- [Given information]:
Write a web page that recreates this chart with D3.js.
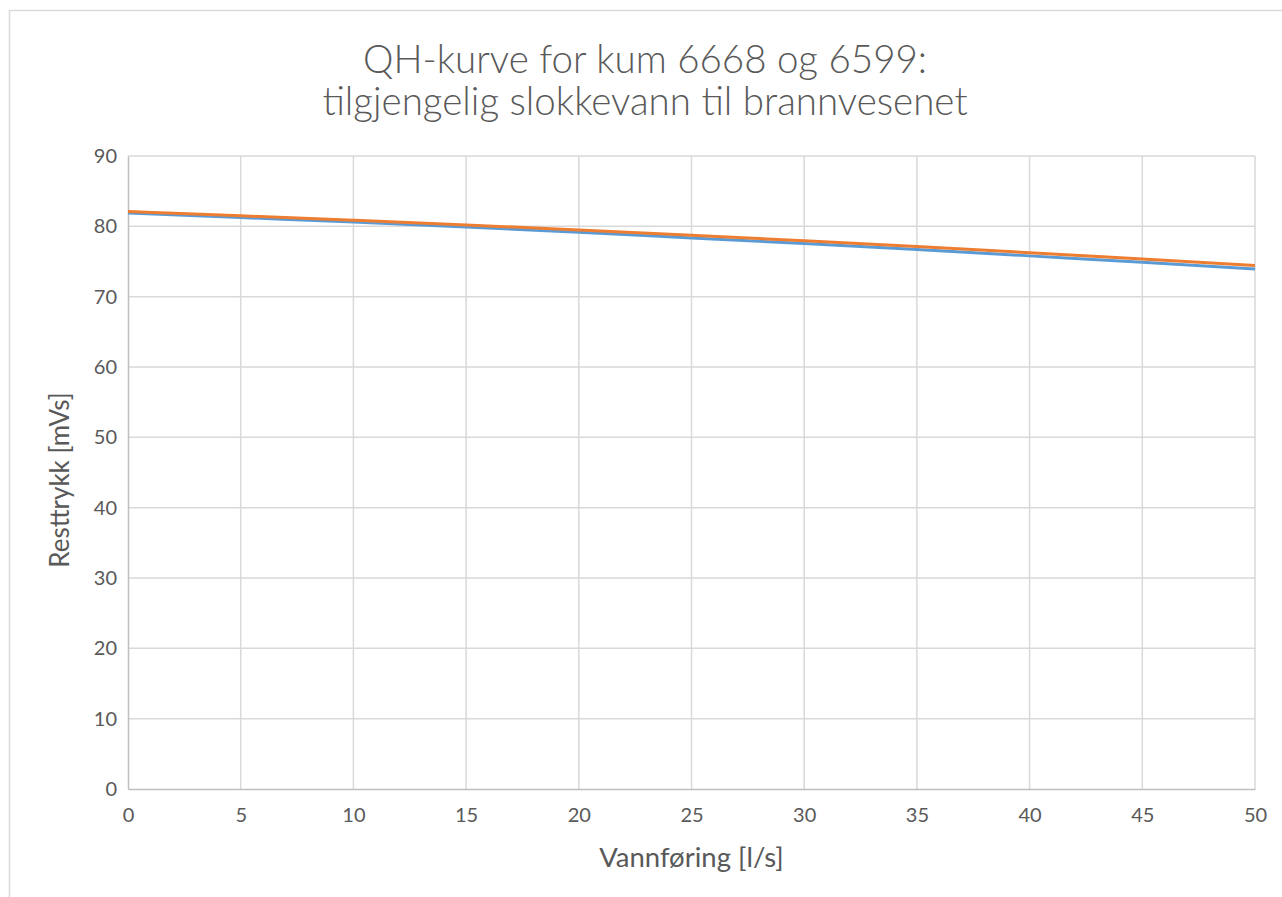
<!DOCTYPE html>
<html>
<head>
<meta charset="utf-8">
<script src="https://cdn.jsdelivr.net/npm/d3@7"></script>
<style>
  html, body { margin: 0; padding: 0; background: #fff; }
  svg { display: block; }
  text { font-family: Lato, "Open Sans", "Liberation Sans", sans-serif; fill: #595959; }
</style>
</head>
<body>
<svg id="chart" width="1282" height="897"></svg>
<script>
const titleLines = ["QH-kurve for kum 6668 og 6599:", "tilgjengelig slokkevann til brannvesenet"];
const xLabel = "Vannføring [l/s]";
const yLabel = "Resttrykk [mVs]";
const flows = [0, 5, 10, 15, 20, 25, 30, 35, 40, 45, 50];
const seriesBlue = [81.9, 81.25, 80.6, 79.9, 79.15, 78.35, 77.55, 76.7, 75.8, 74.9, 73.95];
const seriesOrange = [82.1, 81.5, 80.86, 80.19, 79.48, 78.73, 77.95, 77.12, 76.26, 75.36, 74.43];
const xTicks = [0, 5, 10, 15, 20, 25, 30, 35, 40, 45, 50];
const yTicks = [0, 10, 20, 30, 40, 50, 60, 70, 80, 90];

const svg = d3.select("#chart");
const m = { left: 128, right: 1255, top: 156, bottom: 789 };

svg.append("rect").attr("x", 9.5).attr("y", 10.5).attr("width", 1300).attr("height", 1000)
  .attr("fill", "#fff").attr("stroke", "#d9d9d9").attr("stroke-width", 1.5);

const x = d3.scaleLinear().domain([0, 50]).range([m.left, m.right]);
const y = d3.scaleLinear().domain([0, 90]).range([m.bottom, m.top]);

// gridlines
svg.append("g").selectAll("line").data(yTicks.filter(d => d > 0)).join("line")
  .attr("x1", m.left).attr("x2", m.right)
  .attr("y1", d => y(d)).attr("y2", d => y(d))
  .attr("stroke", "#d9d9d9").attr("stroke-width", 1.5);
svg.append("g").selectAll("line").data(xTicks.filter(d => d > 0)).join("line")
  .attr("x1", d => x(d)).attr("x2", d => x(d))
  .attr("y1", m.top).attr("y2", m.bottom)
  .attr("stroke", "#d9d9d9").attr("stroke-width", 1.5);

// axes
const xAxis = svg.append("g").attr("transform", `translate(0,${m.bottom})`)
  .call(d3.axisBottom(x).tickValues(xTicks).tickSize(0).tickPadding(19));
xAxis.select(".domain").attr("stroke", "#bfbfbf").attr("stroke-width", 1.5);
xAxis.selectAll("text").style("font-size", "20px").style("font-family", "Lato, sans-serif").attr("fill", "#595959");

const yAxis = svg.append("g").attr("transform", `translate(${m.left},0)`)
  .call(d3.axisLeft(y).tickValues(yTicks).tickSize(0).tickPadding(11));
yAxis.select(".domain").attr("stroke", "#bfbfbf").attr("stroke-width", 1.5);
yAxis.selectAll("text").style("font-size", "20px").style("font-family", "Lato, sans-serif").attr("fill", "#595959");

// lines
const line = d3.line().x((d, i) => x(flows[i])).y(d => y(d)).curve(d3.curveMonotoneX);
svg.append("path").datum(seriesBlue).attr("d", line)
  .attr("fill", "none").attr("stroke", "#5B9BD5").attr("stroke-width", 3);
svg.append("path").datum(seriesOrange).attr("d", line)
  .attr("fill", "none").attr("stroke", "#ED7D31").attr("stroke-width", 3);

// titles
svg.append("g").selectAll("text").data(titleLines).join("text")
  .attr("x", 645).attr("y", (d, i) => 73 + i * 42)
  .attr("text-anchor", "middle").style("font-size", "38.5px").style("font-weight", 300).text(d => d);

svg.append("text").attr("x", x(25)).attr("y", 867).attr("text-anchor", "middle")
  .style("font-size", "27.5px").text(xLabel);
svg.append("text").attr("transform", `translate(69,480) rotate(-90)`)
  .attr("text-anchor", "middle").style("font-size", "26px").text(yLabel);
</script>
</body>
</html>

- [Instructions to follow]: Exactly as they appear, print the lines of the listing above from its first line through the line that contains "d3.scaleLinear().domain([0, 90]).range([m.bottom, m.top]);", minus the pictures.

- [Task output]:
Write a web page that recreates this chart with D3.js.
<!DOCTYPE html>
<html>
<head>
<meta charset="utf-8">
<script src="https://cdn.jsdelivr.net/npm/d3@7"></script>
<style>
  html, body { margin: 0; padding: 0; background: #fff; }
  svg { display: block; }
  text { font-family: Lato, "Open Sans", "Liberation Sans", sans-serif; fill: #595959; }
</style>
</head>
<body>
<svg id="chart" width="1282" height="897"></svg>
<script>
const titleLines = ["QH-kurve for kum 6668 og 6599:", "tilgjengelig slokkevann til brannvesenet"];
const xLabel = "Vannføring [l/s]";
const yLabel = "Resttrykk [mVs]";
const flows = [0, 5, 10, 15, 20, 25, 30, 35, 40, 45, 50];
const seriesBlue = [81.9, 81.25, 80.6, 79.9, 79.15, 78.35, 77.55, 76.7, 75.8, 74.9, 73.95];
const seriesOrange = [82.1, 81.5, 80.86, 80.19, 79.48, 78.73, 77.95, 77.12, 76.26, 75.36, 74.43];
const xTicks = [0, 5, 10, 15, 20, 25, 30, 35, 40, 45, 50];
const yTicks = [0, 10, 20, 30, 40, 50, 60, 70, 80, 90];

const svg = d3.select("#chart");
const m = { left: 128, right: 1255, top: 156, bottom: 789 };

svg.append("rect").attr("x", 9.5).attr("y", 10.5).attr("width", 1300).attr("height", 1000)
  .attr("fill", "#fff").attr("stroke", "#d9d9d9").attr("stroke-width", 1.5);

const x = d3.scaleLinear().domain([0, 50]).range([m.left, m.right]);
const y = d3.scaleLinear().domain([0, 90]).range([m.bottom, m.top]);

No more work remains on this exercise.